Biofuels will only exacerbate the food crisis affecting Europe and the world. In the meantime, the leadership of the European Union was trapped by the lobby of the large companies producing biofuels, which take advantage of the Union's ill-considered energy policy.

An amount of wheat equivalent to 15 million loaves of bread is burned daily in Europe as biofuel, according to a report by the environmental protection organization Transport and Environment (TE). TE emphasizes that the cultivation of plants required for the production of biofuels already occupies five percent of the continent's farmland. If the production of biofuels were to be reduced by twenty percent in the European Union, so much plant food raw materials would be released that would be able to compensate for the lost imports from Ukraine, they concluded.

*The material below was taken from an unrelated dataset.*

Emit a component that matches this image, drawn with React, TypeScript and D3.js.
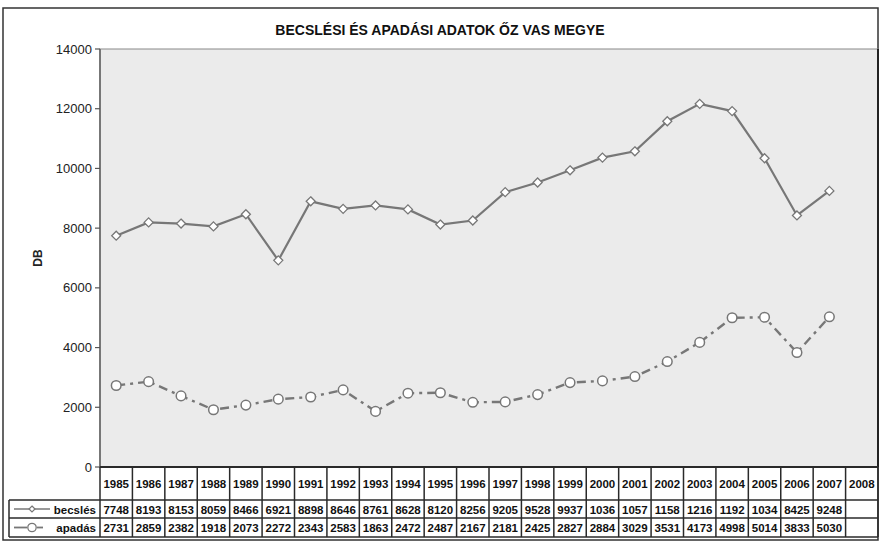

In light of these, the organization calls the attitude of biofuel companies, which use the current situation to lobby for the EU to replace Russian oil imports with the fuels they produce, as immoral and cynical. They emphasize in their analysis that this is impossible in practice. According to their calculations, if Brussels were to choose this solution, more than one hundred percent of the currently cultivated European farmland would have to be used for the production of raw materials for fuels, which means that even more areas would have to be brought into cultivation.

TE reminds that the production of biofuels – ethanol, biodiesel and biogas – requires either vegetable raw materials – including corn, wheat – or vegetable oils. The analysis also points out that there is not enough waste for green waste-based fuel production to be a serious alternative to fossil fuels.

It also addresses the two important aspects that the EU needs significant imports of raw materials for the production of biofuels, especially in the case of biodiesel, where it does not have significant domestic production. In addition, the EU also needs to import finished biofuels, in 2020 it imported 14.6 percent of biodiesel and 14.4 percent of ethanol, according to TE's analysis.